British lawmakers are to start voting on alternative options in the Brexit process as they try to take control of the U.K.'s departure from the EU.
Members of Parliament (MPs) will vote Wednesday evening on what their preferred courses of action are when it comes to Brexit. The options MPs are expected to vote on include the U.K. remaining in a customs union with the EU, a possible second referendum, revoking Article 50 (the process that set the U.K.'s departure from the EU in motion) or a no-deal exit.
The votes, known as indicative votes, will be held after debates on the options. The votes are non-binding but they will indicate what path has the most support from politicians across all the parties in the House of Commons (the lower house of Britain's Parliament). The process could carry on into next week with lawmakers narrowing down the options.
Faced with the prospect of MPs taking over, there has been speculation that U.K. Prime Minister Theresa May could set out her own departure date from government in a last-ditch bid to get backbench MPs to support her own twice-defeated deal. May is due to meet backbenchers (those that aren't part of her government but are part of her party) on Wednesday evening ahead of the votes.

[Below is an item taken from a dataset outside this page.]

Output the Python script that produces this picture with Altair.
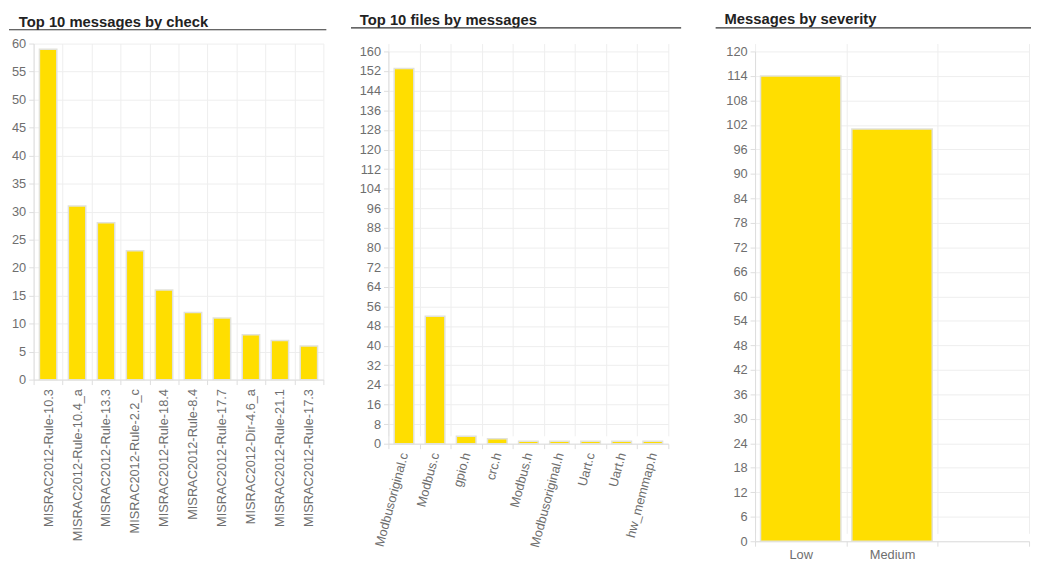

The U.K.'s Parliament, rather like the British public, has been divided by Brexit into those who support remaining in the EU and those that support leaving, with many in between favoring varying degrees of closeness (or distance) from the EU when (and if) Britain does leave the bloc.
The indicative votes come after MPs voted Monday to take control of the Brexit agenda in Parliament. May's government could still ignore the results of the votes on Wednesday, however.
They are intended to break a deadlock between the U.K. government and Parliament. May's Brexit deal with the EU has already been voted down by lawmakers twice, with many MPs (mainly Brexiteers and the Northern Irish Democratic Unionist Party) disliking the Irish "backstop" part of the deal — which is aimed at preventing a hard border between the Republic of Ireland and Northern Ireland.
Bronwen Maddox, director of the think tank Institute for Government, told CNBC Wednesday that pro-EU MPs were hopeful of a change of direction.
"I think it's emboldened some of the MPs who are leaning towards remain and hoping for a second referendum and to keep in play those options … And it's certainly reinvigorated the Europeans who are watching this very closely," she told CNBC's Willem Marx in London.
Whatever the outcome of Brexit, Maddox said, the divisions within British politics showed that the political system was broken.
"Both Conservatives and Labour have big divisions in them and that's not just about Brexit, it's really about completely different views on how to govern the country and what Britiain is in the future. And those big rifts would be there even if you magically took away the Brexit issue," she said.
There is talk though that Brexiteers within Parliament could be coming round to supporting May's deal if a third vote is held in the face of alternatives — including the possibility of no Brexit at all.
Jacob Rees-Mogg, a prominent and influential Brexiteer, said Tuesday that having re-considered May's deal (which he had previously rejected) he considered it better than the other potential outcomes for Brexit. Writing in the Daily Mail newspaper Tuesday, he said he would now support May's deal the Democratic Unionist Party supported it (it too had previously rejected it).
Robin Bew, the managing director of the Economist Intelligence Unit, told CNBC Wednesday that it still looks as if "not enough other hardcore Brexiteers will move to get her deal over the line."
"Essentially, what it shows is that up to this point it's not been about the deal it's all been about politics and Theresa May and holding the (Conservative) party together. And it's not really been about holding the country together and the right thing to do," he told CNBC's "Squawk Box Europe" Wednesday.
"If they vote for it now, having rejected it twice, that would tell you something pretty poor about the state of politics in the U.K. I don't think they will vote for it ... I don't think you'll get this deal over the line and there are still too many people who are holding out."
"The whole thing looks pretty sordid now," Bew added. He believed MPs would favor a softer Brexit in their indicative votes on Wednesday evening.
Earlier this month, U.K. lawmakers voted against leaving the EU without a deal and May was forced to request an extension to the U.K.'s departure date. Now, Britain has until May 22 to leave the bloc if politicians agree to May's deal, or April 12 if it does not. If it wants to stay longer it will have to participate in European parliamentary elections on May 26.
European Council President Donald Tusk appealed to the European Parliament to consider granting the U.K. a "long extension" – if it requested it.